In December 2014 when I launched FemmePowered I made it my personal mission to live intentionally, authentically and wholeheartedly. In fact, it was the running tagline on the site until I did a redesign at the start of February. I also purposed that I would, with consistency, share my life stories. I recognized the power in my stories (in all our stories, too) and how they can inspire, transform and create meaningful conversation and change. I decided that my story mattered and I would not let shame, fear of ridicule and criticism silence me. But I didn’t always feel that way. In fact, I let shame, fear of ridicule and criticism frighten me for years and keep me in an unhealthy relationship long after it had run its course.

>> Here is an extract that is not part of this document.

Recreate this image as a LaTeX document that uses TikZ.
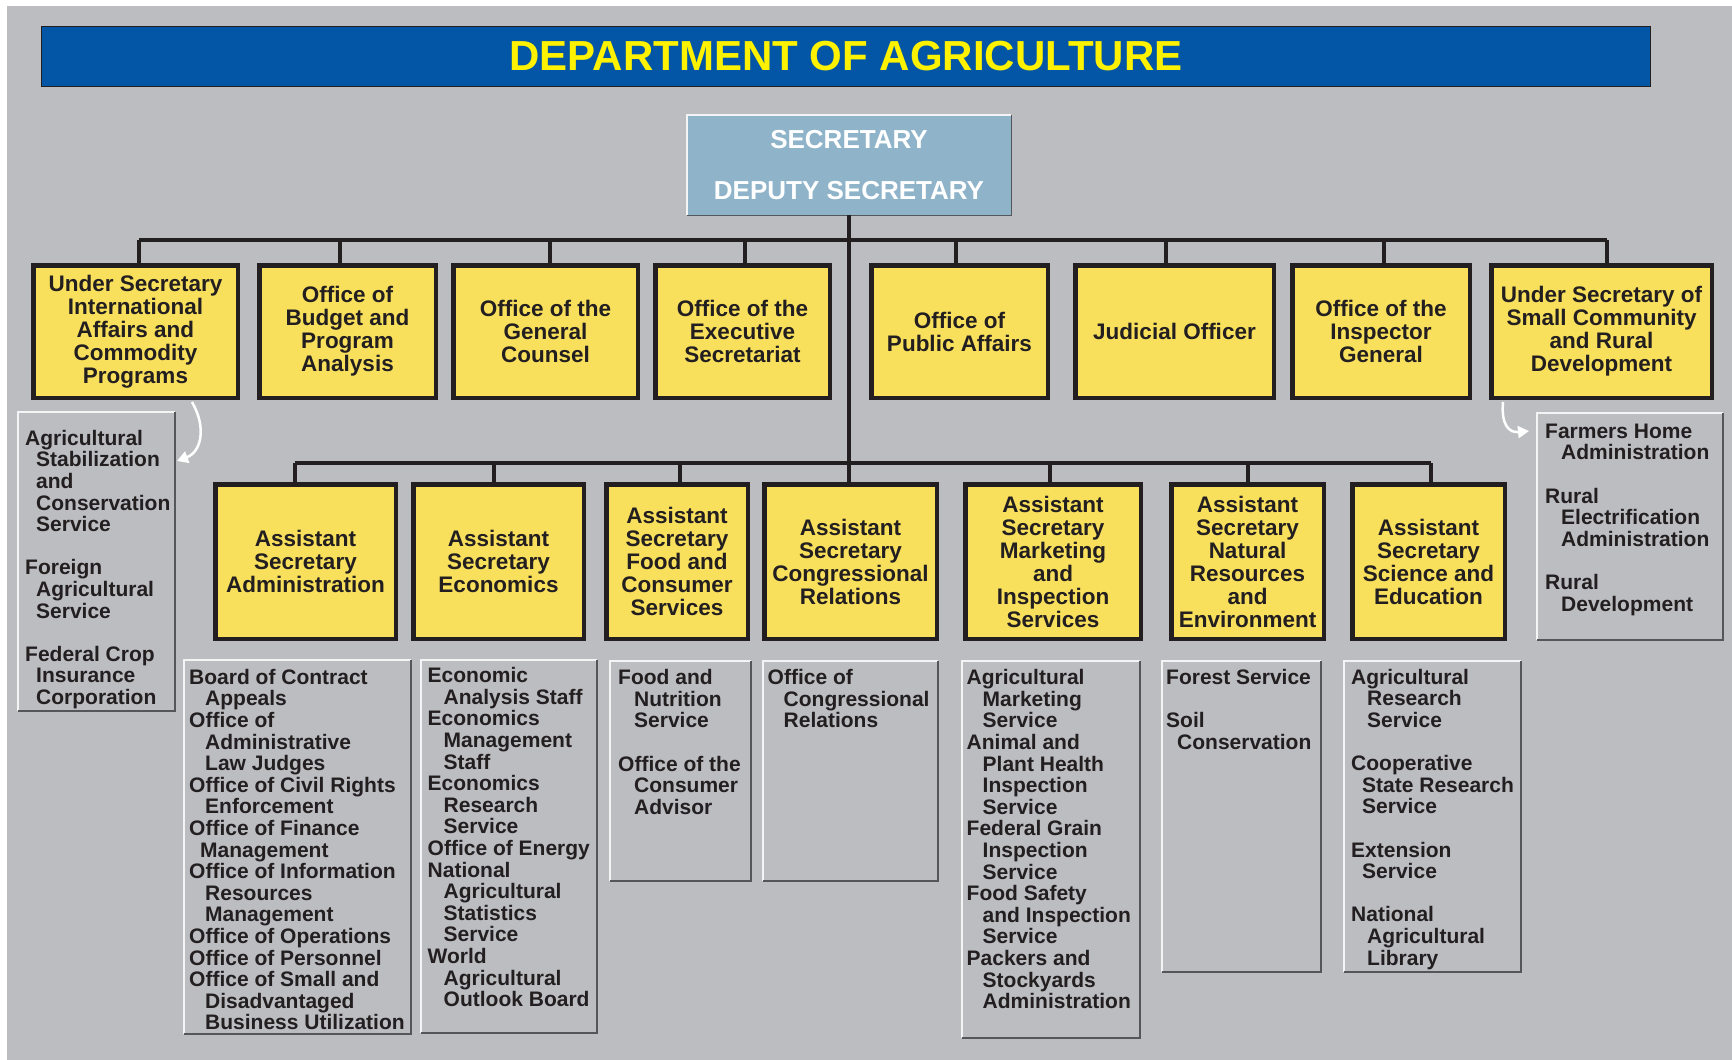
\documentclass[tikz,border=0pt]{standalone}
\usepackage{fontspec}
\setmainfont{Liberation Sans}
\usetikzlibrary{arrows.meta,calc}
\definecolor{bggrey}{HTML}{BCBDC1}
\definecolor{titleblue}{HTML}{0256A5}
\definecolor{titleyellow}{HTML}{FFF200}
\definecolor{secblue}{HTML}{8FB4CA}
\definecolor{boxyellow}{HTML}{F8E05D}
\definecolor{inkc}{HTML}{231F20}
\definecolor{hlc}{HTML}{F4F4F4}
\definecolor{shc}{HTML}{55565A}
\newcommand\myind{\hspace*{16pt}}
\newcommand\myindb{\hspace*{11pt}}
\newcommand\firststrut{\rule{0pt}{16pt}}
\newcommand\bevelbox[1]{\draw[hl] (#1.south west) |- (#1.north east); \draw[sh] (#1.north east) |- (#1.south west);}
\begin{document}
\begin{tikzpicture}[x=1pt,y=-1pt,
  conn/.style={draw=inkc,line width=3.5pt},
  ybox/.style={draw=inkc,line width=4.5pt,fill=boxyellow,inner sep=0pt,outer sep=0pt,align=center,text=inkc,font=\fontsize{22.5}{23}\selectfont\bfseries},
  topbox/.style={ybox,minimum height=132.5pt},
  lowbox/.style={ybox,minimum height=154.5pt},
  listbox/.style={draw=none,inner sep=0pt,outer sep=0pt},
  hl/.style={draw=hlc,line width=1.5pt},
  sh/.style={draw=shc,line width=1.5pt},
  listtext/.style={anchor=north west,inner sep=0pt,align=left,text=inkc,font=\fontsize{21}{21.6}\selectfont\bfseries},
  warrow/.style={draw=white,line width=2.5pt,-{Triangle[length=11pt,width=12pt]}},
]
\useasboundingbox (0,0) rectangle (1732,1060);
\fill[white] (0,0) rectangle (1732,1060);
\fill[bggrey] (7,6) rectangle (1732,1060);

% title
\node[draw=inkc,line width=1pt,fill=titleblue,minimum width=1609pt,minimum height=60pt,inner sep=0pt,outer sep=0pt,
      text=titleyellow,font=\fontsize{42}{42}\selectfont\bfseries] (title) at (846,56.5) {DEPARTMENT OF AGRICULTURE};

% secretary
\node[fill=secblue,minimum width=324.5pt,minimum height=100.5pt,inner sep=0pt,outer sep=0pt,align=center,
      text=white,font=\fontsize{26}{51}\selectfont\bfseries] (sec) at (849,165) {SECRETARY\\DEPUTY SECRETARY};
\bevelbox{sec}

% top row
\node[topbox,minimum width=204.5pt] (b1) at (135.5,331.5) {Under Secretary\\International\\Affairs and\\Commodity\\Programs};
\node[topbox,minimum width=176.5pt] (b2) at (347.5,331.5) {Office of\\Budget and\\Program\\Analysis};
\node[topbox,minimum width=184.5pt] (b3) at (545.5,331.5) {Office of the\\General\\Counsel};
\node[topbox,minimum width=174.5pt] (b4) at (742.5,331.5) {Office of the\\Executive\\Secretariat};
\node[topbox,minimum width=176.5pt] (b5) at (959.5,331.5) {Office of\\Public Affairs};
\node[topbox,minimum width=198.5pt] (b6) at (1174.5,331.5) {Judicial Officer};
\node[topbox,minimum width=177.5pt] (b7) at (1381,331.5) {Office of the\\Inspector\\General};
\node[topbox,minimum width=220.5pt] (b8) at (1601.5,331.5) {Under Secretary of\\Small Community\\and Rural\\Development};

% lower row
\node[lowbox,minimum width=180.5pt] (c1) at (305.5,561.5) {Assistant\\Secretary\\Administration};
\node[lowbox,minimum width=170.5pt] (c2) at (498.5,561.5) {Assistant\\Secretary\\Economics};
\node[lowbox,minimum width=141.5pt] (c3) at (677,561.5) {Assistant\\Secretary\\Food and\\Consumer\\Services};
\node[lowbox,minimum width=172.5pt] (c4) at (850.5,561.5) {Assistant\\Secretary\\Congressional\\Relations};
\node[lowbox,minimum width=175.5pt] (c5) at (1053,561.5) {Assistant\\Secretary\\Marketing\\and\\Inspection\\Services};
\node[lowbox,minimum width=152.5pt] (c6) at (1247.5,561.5) {Assistant\\Secretary\\Natural\\Resources\\and\\Environment};
\node[lowbox,minimum width=152.5pt] (c7) at (1428.5,561.5) {Assistant\\Secretary\\Science and\\Education};

% connectors
\coordinate (topbar) at (849,240);
\coordinate (lowbar) at (849,463);
\draw[conn] (sec.south) -- (sec.south |- c4.north);
\draw[conn] ([xshift=3.5pt]b1.north |- topbar) -- ([xshift=5.5pt]b8.north |- topbar);
\foreach \n/\dx in {b1/3.5,b2/-7.5,b3/4.5,b4/2.5,b5/-3.5,b6/-8.5,b7/3,b8/5.5}
  \draw[conn] ([xshift=\dx pt]\n.north) -- ([xshift=\dx pt]\n.north |- topbar);
\draw[conn] ([xshift=-10.5pt]c1.north |- lowbar) -- ([xshift=2.5pt]c7.north |- lowbar);
\foreach \n/\dx in {c1/-10.5,c2/-4.5,c3/3,c5/-3,c6/0.5,c7/2.5}
  \draw[conn] ([xshift=\dx pt]\n.north) -- ([xshift=\dx pt]\n.north |- lowbar);

% list boxes
\node[listbox,minimum width=157pt,minimum height=299pt] (l0) at (96.5,561.5) {};
\node[listbox,minimum width=227pt,minimum height=374pt] (l1) at (297.5,847) {};
\node[listbox,minimum width=176pt,minimum height=373pt] (l2) at (509,846.5) {};
\node[listbox,minimum width=141pt,minimum height=220pt] (l3) at (680.5,771) {};
\node[listbox,minimum width=175pt,minimum height=220pt] (l4) at (850.5,771) {};
\node[listbox,minimum width=178pt,minimum height=377pt] (l5) at (1051,849.5) {};
\node[listbox,minimum width=159pt,minimum height=311pt] (l6) at (1241.5,816.5) {};
\node[listbox,minimum width=177pt,minimum height=311pt] (l7) at (1432.5,816.5) {};
\node[listbox,minimum width=186pt,minimum height=227pt] (l8) at (1630,526.5) {};
\foreach \n in {l0,l1,l2,l3,l4,l5,l6,l7,l8} {\bevelbox{\n}}

% list texts
\node[listtext] (t0) at (25,429) {\firststrut Agricultural\\\myindb Stabilization\\\myindb and\\\myindb Conservation\\\myindb Service\\[21.6pt]Foreign\\\myindb Agricultural\\\myindb Service\\[21.6pt]Federal Crop\\\myindb Insurance\\\myindb Corporation};
\node[listtext] (t1) at (189,668) {\firststrut Board of Contract\\\myind Appeals\\Office of\\\myind Administrative\\\myind Law Judges\\Office of Civil Rights\\\myind Enforcement\\Office of Finance\\\myindb Management\\Office of Information\\\myind Resources\\\myind Management\\Office of Operations\\Office of Personnel\\Office of Small and\\\myind Disadvantaged\\\myind Business Utilization};
\node[listtext] (t2) at (427.5,666.5) {\firststrut Economic\\\myind Analysis Staff\\Economics\\\myind Management\\\myind Staff\\Economics\\\myind Research\\\myind Service\\Office of Energy\\National\\\myind Agricultural\\\myind Statistics\\\myind Service\\World\\\myind Agricultural\\\myind Outlook Board};
\node[listtext] (t3) at (618,668.5) {\firststrut Food and\\\myind Nutrition\\\myind Service\\[21.6pt]Office of the\\\myind Consumer\\\myind Advisor};
\node[listtext] (t4) at (767.5,668.5) {\firststrut Office of\\\myind Congressional\\\myind Relations};
\node[listtext] (t5) at (966.5,668.5) {\firststrut Agricultural\\\myind Marketing\\\myind Service\\Animal and\\\myind Plant Health\\\myind Inspection\\\myind Service\\Federal Grain\\\myind Inspection\\\myind Service\\Food Safety\\\myind and Inspection\\\myind Service\\Packers and\\\myind Stockyards\\\myind Administration};
\node[listtext] (t6) at (1166,668) {\firststrut Forest Service\\[21.6pt]Soil\\\myindb Conservation};
\node[listtext] (t7) at (1351,668) {\firststrut Agricultural\\\myind Research\\\myind Service\\[21.6pt]Cooperative\\\myindb State Research\\\myindb Service\\[21.6pt]Extension\\\myindb Service\\[21.6pt]National\\\myind Agricultural\\\myind Library};
\node[listtext] (t8) at (1545,422) {\firststrut Farmers Home\\\myind Administration\\[21.6pt]Rural\\\myind Electrification\\\myind Administration\\[21.6pt]Rural\\\myind Development};

% white arrows
\coordinate (aLs) at (192,402);
\coordinate (aLe) at (177,461);
\draw[warrow] (aLs) .. controls (207,428) and (201,452) .. (aLe);
\coordinate (aRs) at (1503,402);
\coordinate (aRe) at (1529,431);
\draw[warrow] (aRs) .. controls (1501,425) and (1509,433) .. (aRe);
\end{tikzpicture}
\end{document}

So often we keep the broken for fear of the unknown. Often you’ll hear women say things like I’ll stick with a known devil than risk an unknown. Familiarity, no matter how unhealthy it may be can create places. Places we should run from, places that imprison us mentally and emotionally. In this sense, I see familiarity like a worn, beat up sofa. It’s too lumpy, dirty and maybe even smelly and faded in some parts. But it’s what we know. We’ve learned to find our sweet spot in the lumpiness and ignore the smell. We don’t even see the grease and dirt stains in it anymore and the faded parts don’t phase us. Deep down we really want a new, ergonomic, tricked- out sofa, but find a strange kind of comfort in old lumpy. But why do we stick to old lumpy? Because it’s familiar.
I figured that if I was to live intentionally, meaning that I wouldn’t just sail through life, but I’d live as someone with a commitment to loving life an engaging in it from a place of purpose and a sense of commitment to my dreams and goals, I’d have to make changes. And when it came to authenticity, it meant that I’d be who I am wherever I was, no matter who was around. It meant I wouldn’t pimp out myself for acceptance, appreciation or to avoid scrutiny. I’d embrace all of me, quirks and idiosyncrasies and all, and I’d remain who I was at my core. And so, I stoically refused to omit the pieces of me that made anyone uncomfortable, no matter who they were. The final piece of my personal manifesto was wholehearted living, engaging in my life from a place of worthiness, knowing that I was enough, sufficient and complete.
Now here’s the kicker – just because I decided to create and daily live out my personal manifesto means that I immediately got it. It was hard. It still is, sometimes. Some days I don’t want to be intentional and at times in can be easy to be inauthentic and forgo the wholehearted thing. But I trudge on anyways. You see, every time we seek to make changes in the way we approach our lives we must do so with the understanding that it won’t happen overnight. Meaningful change is a process. We’re not taking things off to put them back on again. We are trying to make lifelong changes in the way we see ourselves and engage in our lives. We are attempting to build a lifestyle which requires we make small, yet significant changes overtime. It’s a paradigm shift, it’s a mental and even physical movement from a place we’ve always known to a place we desire to be. It will not be easy, but it will always be worth it.
Today I’m extending you the invitation to make a shift from the familiar you no longer desire. It could a something as small as turning off the tv and choosing to read more when all you’ve always done was watch Bravo when you know a good book will be better for your mind than the show you’re addicted to. It could even be throwing out out lumpy and heading to Courts for a new sofa because you know it’s better for your back. It could even be walking away from a friendship or an intimate relationship that is not building you up and failing to serve in many ways. Stepping away from the known familiar may be scary but pursuing the life we want is always worth the effort.